Tuesday, 17 March 2009

Hulu, Boxee and the Adorable Notion of Venue.



So the Wife and I have moved in to our lovely new home in Marin Country. With so much natural beauty right outside our front door, we weren't sure we'd want a TV keeping us tethered to the sofa. Then Nicole went out of town and I went to Best Buy. Enter the 32" Sony Bravia.

Towering over the room like some Kubrickian monolith, it demanded content and I complied. Only problem is, our house is down a canyon so there's no chance of Satellite TV, and I wasn't about to step into the Comcast pain-cave. So I dusted off an old PowerBook, installed Boxee and hooked that bad boy up.

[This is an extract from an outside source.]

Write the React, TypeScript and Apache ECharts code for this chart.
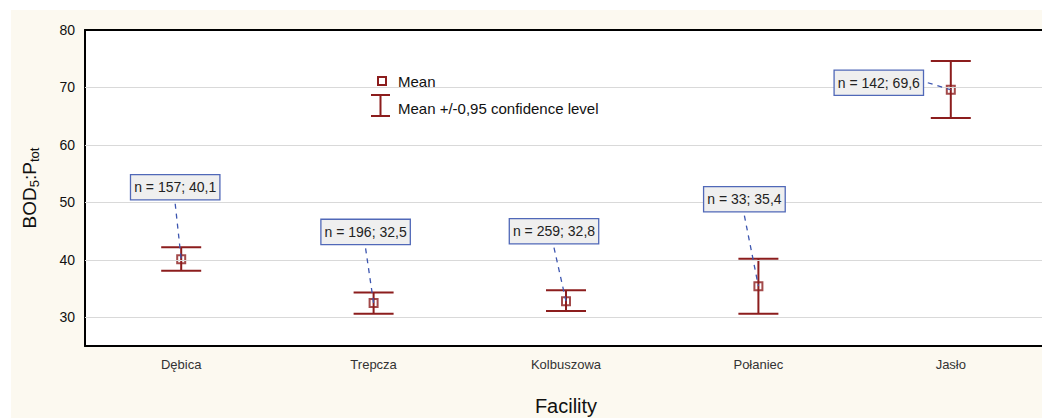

Let me just say right here that Boxee rocks the house. Its interface is perfect for an across-the-room experience. It's super easy to load content. Any medium that can come down an any sort of feed - Last.fm, BBC iPlayer, NPR, Picasaweb, Flickr, YouTube - will happy play through Boxee. Think of Google Reader for your living room. 'Bliss', you'd think. And you'd be right.

And yet.

The suits at Hulu had a colossal brain fart and decided that they don't want people watching their content via Boxee. Anyone who thought that NBC and Newscorp were visionary for rolling out Hulu will be re-appraising them now. It seems that some can't get past the quaint notion of venue. Once, a spot on the dial, now a URL; by any other name venue rules the school. And if viewers would rather enjoy this content elsewhere - commercials included?

Sorry kids. Hulu doesn't deliver.

Hulu is not alone. Marketers of all stripes routinely opt for venue over volume, delivering content on their own closed servers instead of injecting it into established communities. They create "Youtube Lite" or Flickr Lite" instead of just embracing the real thing. They prefer a restricted audience in a controlled environment over a larger one that operates on its own terms. Venue trumps volume.

But for how much longer? And will it be the brands or the content aggregators (we used to call them channels) that first realize that the tide has turned?